The problem was that the people in charge wouldn’t listen to reason or alternative hypotheses, and in fact went so far as to rudely ignore voices of reason and caution during what should have been open and honest information exchanges. Well, there was none of that, just nasty looks and threatening gestures. Oppositional feedback was unwelcome. It was a recipe for disaster, which eventually came to fruition this millenium, forcing the plug to be forever pulled on the program in 2012. Turn out the lights, the party’s over. Yet, still, a total of 123 salmon stragglers have migrated upriver the past two years, down to 31 this year.

UMass student anthropologist Carlson delivered her bad news in 1992 to a chorus of boos and catcalls from true-believers chasing an impossible dream of a establishing a viable Connecticut River salmon sport fishery. Yes, it seems Ms. Carlson took it upon herself to investigate some 75 known Northeastern prehistoric Native American fishing sites and, go figure, found almost no archaeological evidence of salmon. The great salmon myth had finally been debunked.

But no. Whoa! Hold your horses, Dude. That was not what stubborn proponents wanted to hear. In fact, they refused to listen and went into their finest damage-control mode, choosing instead to mount a public-relations campaign discrediting Ms.

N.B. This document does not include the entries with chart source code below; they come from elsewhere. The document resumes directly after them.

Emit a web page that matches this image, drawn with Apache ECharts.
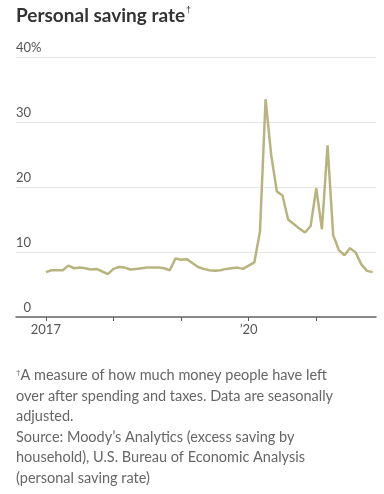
<!DOCTYPE html>
<html><head><meta charset="utf-8">
<script src="https://cdn.jsdelivr.net/npm/echarts@6/dist/echarts.min.js"></script>
<style>html,body{margin:0;padding:0;background:#fff}#c{width:384px;height:494px}</style>
</head><body><div id="c"></div>
<script>
// Monthly personal saving rate, Jan 2017 .. Nov 2021 (%)
const months = [];
for (let y = 2017; y <= 2021; y++) for (let m = 1; m <= 12; m++) { if (y === 2021 && m > 11) break; months.push(y + '-' + String(m).padStart(2, '0')); }
const rate2017 = [6.9, 7.2, 7.2, 7.2, 7.9, 7.5, 7.6, 7.5, 7.3, 7.4, 7.0, 6.6];
const rate2018 = [7.4, 7.7, 7.6, 7.3, 7.4, 7.5, 7.6, 7.6, 7.6, 7.5, 7.2, 9.0];
const rate2019 = [8.8, 8.9, 8.3, 7.7, 7.4, 7.2, 7.1, 7.2, 7.4, 7.5, 7.6, 7.4];
const rate2020 = [7.9, 8.4, 13.1, 33.5, 24.9, 19.3, 18.7, 15.0, 14.3, 13.6, 13.0, 14.0];
const rate2021 = [19.8, 13.5, 26.4, 12.6, 10.3, 9.5, 10.6, 9.9, 8.1, 7.1, 6.9];
const rates = [].concat(rate2017, rate2018, rate2019, rate2020, rate2021);
const xTickYears = [2017, 2018, 2019, 2020, 2021];
const xLabels = { 2017: '2017', 2020: '\u201920' };
const yTicks = [0, 10, 20, 30, 40];

const idx = s => { const [y, m] = s.split('-').map(Number); return (y - 2017) * 12 + (m - 1); };
const seriesData = months.map((d, i) => [idx(d), rates[i]]);
const tickVals = xTickYears.map(y => (y - 2017) * 12);
const labelVals = Object.keys(xLabels).map(y => (Number(y) - 2017) * 12);

const chart = echarts.init(document.getElementById('c'));
const FONT = 'Lato';
chart.setOption({
  animation: false,
  grid: { left: 16, right: 8, top: 57, bottom: 177, containLabel: false },
  xAxis: {
    type: 'value', min: -5.3, max: 58.6,
    axisLine: { show: true, lineStyle: { color: '#666', width: 1.5 } },
    axisTick: { show: true, customValues: tickVals, length: 4, lineStyle: { color: '#555', width: 1 } },
    axisLabel: { customValues: labelVals, formatter: v => xLabels[2017 + Math.round(v / 12)] || '', color: '#555', fontFamily: FONT, fontSize: 13, margin: 6 },
    splitLine: { show: false }
  },
  yAxis: {
    type: 'value', min: 0, max: 40, interval: 10,
    axisLine: { show: false }, axisTick: { show: false },
    splitLine: { lineStyle: { color: '#e6e6e6', width: 1 } },
    axisLabel: {
      inside: true, margin: 0, align: 'left', verticalAlign: 'bottom', padding: [0, 0, 3, 0],
      color: '#555', fontFamily: FONT, fontSize: 13,
      formatter: v => v === 40 ? '40%' : (v === 0 ? '\u20070' : String(v))
    }
  },
  series: [{
    type: 'line', data: seriesData, showSymbol: false, symbol: 'none',
    lineStyle: { color: '#b9b47f', width: 2.5 }, z: 3
  }],
  graphic: [
    { type: 'text', left: 16, top: 6, style: { text: 'Personal saving rate{s|†}', fontFamily: FONT, fontWeight: 'bold', fontSize: 19, fill: '#333',
      rich: { s: { fontSize: 9, verticalAlign: 'top', fill: '#333', padding: [0, 0, 9, 1] } } } },
    { type: 'text', left: 16, top: 365, style: {
      text: '{s|†}A measure of how much money people have left\nover after spending and taxes. Data are seasonally\nadjusted.\nSource: Moody\u2019s Analytics (excess saving by\nhousehold), U.S. Bureau of Economic Analysis\n(personal saving rate)',
      fontFamily: FONT, fontSize: 14.5, fill: '#666', lineHeight: 20.6,
      rich: { s: { fontSize: 8, fill: '#666', padding: [0, 0, 6, 0] } } } }
  ]
});
</script></body></html>
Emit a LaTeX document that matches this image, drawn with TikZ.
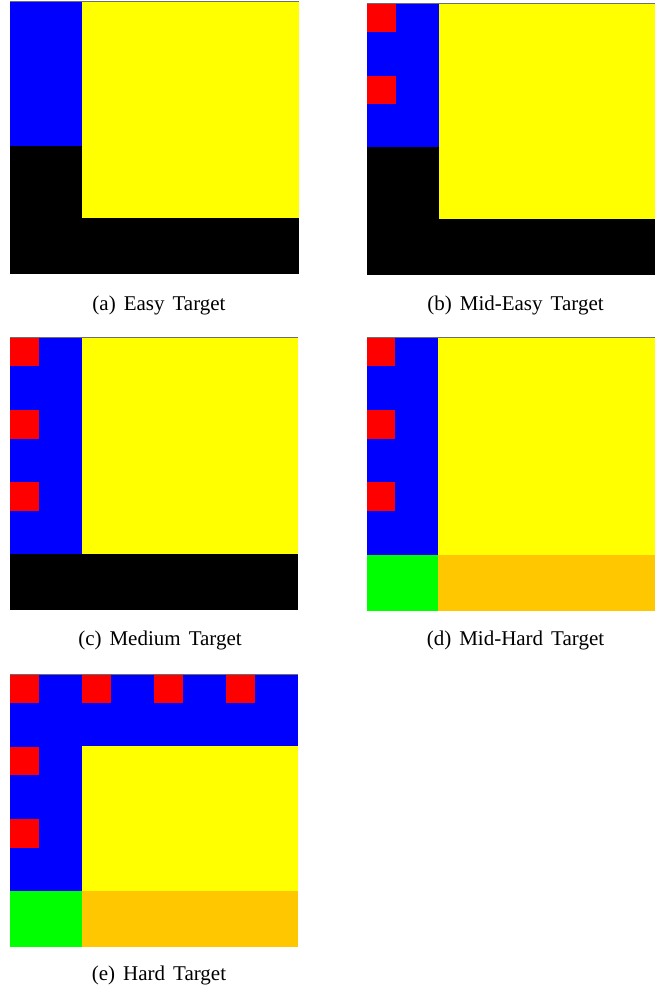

Carlson’s work, and anyone with the audacity to cast light upon her findings. Included were the four advisors who supervised and signed off on the validity of Carlson’s study: Dena F. Dincauze, Boyd E. Kynard, H. Martin Wobst, and Alan Swedlund — all bona-fide experts with the papers to prove it — not to mention any scribe diligent enough to find it and inappropriate enough to report the troubling conclusions.

Now, in a different place called the Lake Ontario watershed — where industrialists had by the Sixties literally killed the lake, polluting it to the level of fire hazard before a clean-up efforts improved water quality — they’re trying to restore landlocked Atlantic salmon as a new component to a viable trout and salmon sport-fishery that pulls in mega tourist bucks. The targeted tributaries are the Salmon and Oak rivers, where the initiative seems from afar to be a long shot given the results of other Atlantic salmon-restoration attempts over the past 25 years. Who knows? It may work. But the odds seem weighted against it.

So don’t hold your breath waiting for a rare success story to unfold on Lake Ontario, and don’t buy the propaganda about 19th century housewives scooping salmon supper from feeder streams with their aprons, either. It’s a tawdry sales job that most who read it will swallow hook, line and sinker without questions.

Which reminds me … I have in recent years polled students attending elite colleges and have concluded that rhetoric is not generally offered these days. Why? Well, I can only speculate, employing my alternative world view. My guess is that it has something to do with the fact that marketplace skeptics and cynics don’t buy sales pitches cranked out by clever spinmeisters earning big money in our consumerist culture, where everything from toilet paper to presidents is sold to a dazed, indebted public that prefers its news from tweets and texts and 15-second sound bites.

Orwell sounded the alarm long ago, when few listened. Even fewer want to hear it today. I find myself pondering whether it’s already too late to take heed?